OCD Awareness Week 2014

This week is OCD awareness week. I have written about my OCD before during Mental Health Week and received a great amount of support for sharing my story. The focus words for OCD awareness week are Take Action. Which is what I want to do. I want to take action by sharing more about my OCD.

OCD suffers can be terribly stereotyped, which can not only cause frustration, it can also prevent people who may be suffering from OCD from seeking help. I have lost count of how many times I have heard people say “I have to check the door is locked, I’m a bit OCD” or “I wash my hands after touching something dirty, it’s my OCD quirk”. These quotes can be incredibly detrimental to people who genuinely suffer from OCD.

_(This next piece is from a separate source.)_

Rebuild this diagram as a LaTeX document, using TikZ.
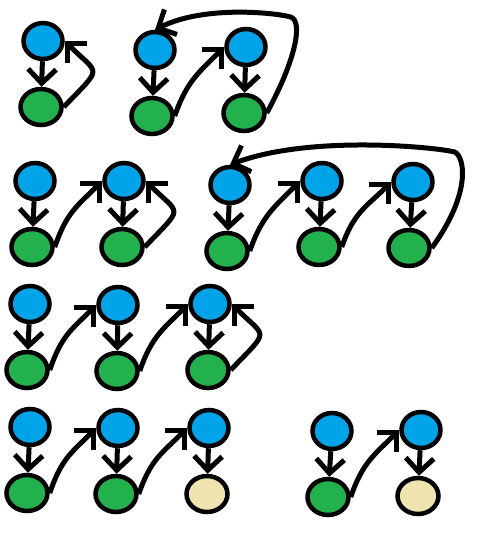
\documentclass[tikz,border=0pt]{standalone}
\usetikzlibrary{shapes.geometric,arrows.meta}

\definecolor{ciel}{HTML}{00A2E8}
\definecolor{herbe}{HTML}{22B14C}
\definecolor{sable}{HTML}{EFE4B0}

\tikzstyle{arrow} = [line width=5pt,->,>={Straight Barb[length=14pt,width=28pt]}]
\tikzstyle{bleu} = [
        ellipse,
        minimum width=39pt,
        minimum height=36pt,
        inner sep=0pt,
        line width=4.5pt,
        draw=black,
        fill=ciel
    ]
\tikzstyle{vert} = [
        ellipse,
        minimum width=41pt,
        minimum height=36pt,
        inner sep=0pt,
        line width=4.5pt,
        draw=black,
        fill=herbe
    ]
\tikzstyle{beige} = [vert, fill=sable]

\begin{document}
\begin{tikzpicture}[x=1pt, y=-1pt, node distance=66pt]
        \useasboundingbox (0,0) rectangle (500,539);
        % rangee 1
        \node [bleu] (bleuA1) at (43,41) {};
        \node [vert, below of=bleuA1, xshift=-2pt] (vertA1) {};
        \draw [arrow] (bleuA1) -- (vertA1);
        \draw [arrow] (vertA1.east) .. controls +(40,-42) and +(35,35) .. (bleuA1.east);

        \node [bleu] (bleuB1) at (155,50) {};
        \node [bleu, right of=bleuB1, xshift=25pt, yshift=3pt] (bleuB2) {};
        \node [vert, below of=bleuB1, xshift=-3pt] (vertB1) {};
        \node [vert, below of=bleuB2, xshift=-2pt] (vertB2) {};
        \draw [arrow] (bleuB1) -- (vertB1);
        \draw [arrow] (bleuB2) -- (vertB2);
        \draw [arrow] (vertB1.east) .. controls +(12,-35) and +(-25,25) .. (bleuB2.west);
        \draw [arrow] (vertB2.east) .. controls +(30,-55) and +(12,4) .. ++(24,-96)
            .. controls +(-14,-4) and +(50,-25) .. (bleuB1.north);

        % rangee 2
        \node [bleu] (bleuC1) at (35,181) {};
        \node [bleu, right of=bleuC1, xshift=23pt] (bleuC2) {};
        \node [vert, below of=bleuC1, xshift=-3pt] (vertC1) {};
        \node [vert, below of=bleuC2, xshift=-2pt] (vertC2) {};
        \draw [arrow] (bleuC1) -- (vertC1);
        \draw [arrow] (bleuC2) -- (vertC2);
        \draw [arrow] (vertC1.east) .. controls +(12,-35) and +(-25,25) .. (bleuC2.west);
        \draw [arrow] (vertC2.east) .. controls +(40,-42) and +(35,35) .. (bleuC2.east);

        \node [bleu] (bleuD1) at (230,185) {};
        \node [bleu, right of=bleuD1, xshift=26pt, yshift=4pt] (bleuD2) {};
        \node [bleu, right of=bleuD2, xshift=25pt, yshift=-1pt] (bleuD3) {};
        \node [vert, below of=bleuD1, xshift=-3pt] (vertD1) {};
        \node [vert, below of=bleuD2, xshift=-3pt] (vertD2) {};
        \node [vert, below of=bleuD3, xshift=-4pt] (vertD3) {};
        \draw [arrow] (bleuD1) -- (vertD1);
        \draw [arrow] (bleuD2) -- (vertD2);
        \draw [arrow] (bleuD3) -- (vertD3);
        \draw [arrow] (vertD1.east) .. controls +(12,-35) and +(-25,25) .. (bleuD2.west);
        \draw [arrow] (vertD2.east) .. controls +(12,-35) and +(-25,25) .. (bleuD3.west);
        \draw [arrow] (vertD3.east) .. controls +(40,-55) and +(10,5) .. ++(23,-96)
            .. controls +(-20,-5) and +(80,-30) .. (bleuD1.north);

        % rangee 3
        \node [bleu] (bleuE1) at (30,304) {};
        \node [bleu, right of=bleuE1, xshift=22pt, yshift=-1pt] (bleuE2) {};
        \node [bleu, right of=bleuE2, xshift=26pt, yshift=1pt] (bleuE3) {};
        \node [vert, below of=bleuE1, xshift=-3pt] (vertE1) {};
        \node [vert, below of=bleuE2, xshift=-1pt] (vertE2) {};
        \node [vert, below of=bleuE3, xshift=-2pt] (vertE3) {};
        \draw [arrow] (bleuE1) -- (vertE1);
        \draw [arrow] (bleuE2) -- (vertE2);
        \draw [arrow] (bleuE3) -- (vertE3);
        \draw [arrow] (vertE1.east) .. controls +(12,-35) and +(-25,25) .. (bleuE2.west);
        \draw [arrow] (vertE2.east) .. controls +(12,-35) and +(-25,25) .. (bleuE3.west);
        \draw [arrow] (vertE3.east) .. controls +(40,-42) and +(35,35) .. (bleuE3.east);

        % rangee 4
        \node [bleu] (bleuF1) at (30,427) {};
        \node [bleu, right of=bleuF1, xshift=22pt, yshift=-1pt] (bleuF2) {};
        \node [bleu, right of=bleuF2, xshift=25pt] (bleuF3) {};
        \node [vert, below of=bleuF1, xshift=-3pt] (vertF1) {};
        \node [vert, below of=bleuF2, xshift=-2pt] (vertF2) {};
        \node [beige, below of=bleuF3, xshift=-2pt] (beigeF3) {};
        \draw [arrow] (bleuF1) -- (vertF1);
        \draw [arrow] (bleuF2) -- (vertF2);
        \draw [arrow] (bleuF3) -- (beigeF3);
        \draw [arrow] (vertF1.east) .. controls +(12,-35) and +(-25,25) .. (bleuF2.west);
        \draw [arrow] (vertF2.east) .. controls +(12,-35) and +(-25,25) .. (bleuF3.west);

        \node [bleu] (bleuG1) at (332,431) {};
        \node [bleu, right of=bleuG1, xshift=23pt, yshift=1pt] (bleuG2) {};
        \node [vert, below of=bleuG1, xshift=-4pt] (vertG1) {};
        \node [beige, below of=bleuG2, xshift=-3pt] (beigeG2) {};
        \draw [arrow] (bleuG1) -- (vertG1);
        \draw [arrow] (bleuG2) -- (beigeG2);
        \draw [arrow] (vertG1.east) .. controls +(12,-35) and +(-25,25) .. (bleuG2.west);
    \end{tikzpicture}
\end{document}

OCD when not controlled can be incredibly time consuming. When my OCD is at it’s worse, I can spend so much time making sure everything feels just right. Whether this be checking a door is closed whilst counting to a specific number, or washing my hands until they feel the right kind of clean. Many of my compulsions are not seen by others, which is why I refer to my OCD as my invisible illness. People are shocked when they discover I suffer with OCD, I have even had people tell me “If you think you have OCD, doesn’t that mean you don’t have it? as people who have it don’t know”.

I am not a neat person, I don’t need to line everything up the right way and am not too fussed if I wear an un-ironed shirt. But I do have to check things are locked a certain amount of times, I wash my hands until they are sore sometimes and I suffer with swallowing anxiety. My OCD list can seem endless at times, but I am confident I am managing it very well at the moment.


A diagnosis of OCD does not mean you suddenly don’t need to perform your compulsions anymore. I suffered with OCD for many years before I was diagnosed, in this time my OCD escalated to severe levels. But I received very good treatment from a psychologist who taught me how to control it. It will never leave me and can change just like the weather. But for me it isn’t a taboo. I am happy to talk about my OCD and answer questions in the hope that it may inspire someone who feels they have OCD to seek help.

OCD Action has a great site with information on actions to take if you think you have OCD, they also provide some great resources to help once you are diagnosed. It’s also important to talk to those around you if you feel you are suffering. C is incredibly supportive, but just like me, she had to learn about my diagnosis too.

If you wish to discover more posts and tweets during OCD Awareness week, check the hashtag #OCDWOA on twitter.

This Post Has 2 Comments

  1. Fi Reply

    Great post – thanks for sharing this. I have OCD and people think it’s ok to joke about it. It’s not.

  2. Lauren Reply

    Love this. Well done for writing it.
    I think it’s so important that you address the different types of OCD. I think there is an image of “all OCD sufferers do X, Y and Z”, and it’s great that you are able to write about it and change that image in peoples minds.